The black X'sare the peaks found by the min-block curve fitting method.

![minblock_BBA_curves_analysis1](images/minblock_BBA_curves_analysis1.png)

Here we see that the BBA curve fitting algorithm has some false positives and doesn't always hit peaks excactly.
The min-block curve fitting method seems to grab more peaks but, grabs extra peaks which are very small. It is not clear if they are noise. The two methods will be compared in terms of how they produce clusters.


7/15

Peaks on Heat Map Plot 

Peak fitting using local minima as blocks:
![peaks_on_heatmap_minblock](images/peaks_on_heatmap_minblock.png)

Peak fitting using BBA algorithm to find blocks. Local max of each section.
![peaks_on_heatmap_BBApeaks](images/peaks_on_heatmap_BBApeaks.png)

Peak fitting using BBA algorithm to find blocks. Centers of fitted curves to each block.
![peaks_on_heatmap_BBAcurves](images/peaks_on_heatmap_BBAcurves.png)


Clustering (DBSCAN_PCA_AGG) redone with peak BBA, curve BBA, and peak min-block

Min-Block peak fitting: Ignoring the white plot it is visible that due to the many extraneous peaks the algorithm is unable to properly seperate clusters.
![DBSCAN_PCA_AGG_minblock_peaks](images/DBSCAN_PCA_AGG_minblock_peaks.png)

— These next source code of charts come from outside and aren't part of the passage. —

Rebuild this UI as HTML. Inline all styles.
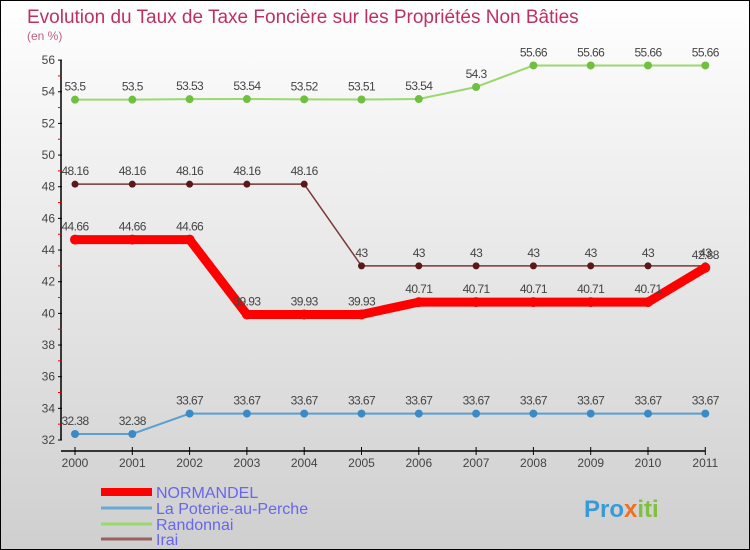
<!DOCTYPE html>
<html><head><meta charset="utf-8"><style>
body{margin:0}
#c{width:748px;height:548px;border:1px solid #000;background:linear-gradient(#fff,#f0f0f0 30%,#cfcfcf);position:relative;overflow:hidden;font-family:"Liberation Sans",sans-serif}
</style></head><body>
<div id="c">
<svg id="s" width="748" height="548"></svg>
</div>
<script>
const years=[2000,2001,2002,2003,2004,2005,2006,2007,2008,2009,2010,2011];
const yTicks=[32,34,36,38,40,42,44,46,48,50,52,54,56];
const seriesNames=["NORMANDEL","La Poterie-au-Perche","Randonnai","Irai"];
const normandel=[44.66,44.66,44.66,39.93,39.93,39.93,40.71,40.71,40.71,40.71,40.71,42.88];
const poterie=[32.38,32.38,33.67,33.67,33.67,33.67,33.67,33.67,33.67,33.67,33.67,33.67];
const randonnai=[53.5,53.5,53.53,53.54,53.52,53.51,53.54,54.3,55.66,55.66,55.66,55.66];
const irai=[48.16,48.16,48.16,48.16,48.16,43,43,43,43,43,43,43];
const NS="http://www.w3.org/2000/svg",svg=document.getElementById('s');
const X=i=>74+i*57.3, Y=v=>439-(v-32)*15.83;
function el(t,a,txt){const e=document.createElementNS(NS,t);for(const k in a)e.setAttribute(k,a[k]);if(txt!==undefined)e.textContent=txt;svg.appendChild(e);return e;}
let t=el('text',{x:26,y:22,'font-size':19,fill:'#c0305f'},'Evolution du Taux de Taxe Foncière sur les Propriétés Non Bâties');

t=el('text',{x:26,y:39,'font-size':12,fill:'#c0607f'},'(en %)');

let a=el('line',{x1:60,y1:Y(56),x2:60,y2:Y(32),stroke:'#000','stroke-width':1.5});

yTicks.forEach(v=>{el('line',{x1:57,x2:61,y1:Y(v),y2:Y(v),stroke:'#000'});
 if(v<56)el('line',{x1:57,x2:61,y1:Y(v+1),y2:Y(v+1),stroke:'#e00'});
 const l=el('text',{x:54,y:Y(v)+4,'font-size':12,fill:'#444','text-anchor':'end'},v);
 });
a=el('line',{x1:60,x2:X(11),y1:450,y2:450,stroke:'#000','stroke-width':1.5});

years.forEach((y,i)=>{el('line',{x1:X(i),x2:X(i),y1:446,y2:454,stroke:'#000'});
 const l=el('text',{x:X(i),y:466,'font-size':12,fill:'#444','text-anchor':'middle'},y);
 });
function series(vals,col,w,r,name,dot){
 const p=el('polyline',{points:vals.map((v,i)=>X(i)+','+Y(v)).join(' '),fill:'none',stroke:col,'stroke-width':w,'stroke-linejoin':'round'});
 
 vals.forEach((v,i)=>{const c=el('circle',{cx:X(i),cy:Y(v),r:r,fill:dot});
  
  const l=el('text',{x:X(i),y:Y(v)-9,'font-size':12,fill:'#444','text-anchor':'middle','letter-spacing':'-0.6'},String(v));
  });
}
series(poterie,'#5a9fd0',2,4,'poterie','#3a8ac8');
series(randonnai,'#9ad870',2,4,'randonnai','#70c040');
series(irai,'#7a3838',1.5,3.5,'irai','#5a1818');
series(normandel,'#f00',9,5,'normandel','#f00');
const lc=['#f00','#6aaad0','#9ad870','#9a6060'],lw=[8,3,3,3],ly=[491,507,523,538];
seriesNames.forEach((n,i)=>{const l=el('line',{x1:100,x2:151,y1:ly[i],y2:ly[i],stroke:lc[i],'stroke-width':lw[i]});
 
 const tx=el('text',{x:155,y:ly[i]+6,'font-size':16,fill:'#6666ee'},n);
 });
const lg=el('text',{x:583,y:516,'font-size':24,'font-weight':'bold'});

[['Pro','#3a9ad8'],['x','#f07020'],['iti','#80c040']].forEach(([s,c])=>{const ts=document.createElementNS(NS,'tspan');ts.setAttribute('fill',c);ts.textContent=s;lg.appendChild(ts);});
</script>
</body></html>
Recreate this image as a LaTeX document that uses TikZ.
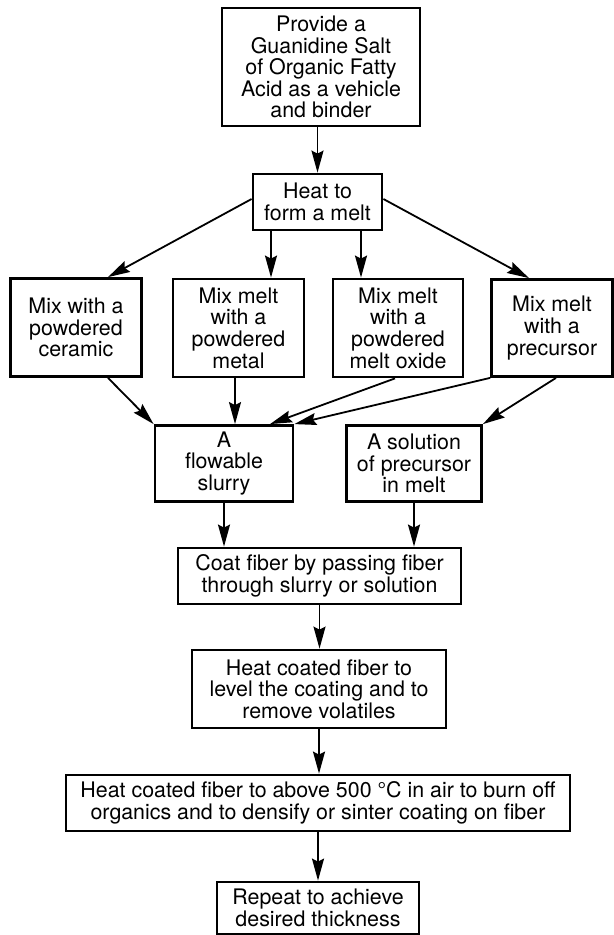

BBA peak fitting: (same algorithm as originally implemented) Clustering is decent but, not perfect.
![DBSCAN_PCA_AGG_BBA_peaks](images/DBSCAN_PCA_AGG_BBA_peaks.png)


BBA curve fitting: Clustering seems to much more acurately grab clusters in the wafer.
![DBSCAN_PCA_AGG_BBA_curves](images/DBSCAN_PCA_AGG_BBA_curves.png)

In all three cases the mle solver for pca determined that only 1 dimension needed to be reduced from the initial peak dimention reduction. This may be because of the occasional false positives in the peak finding code.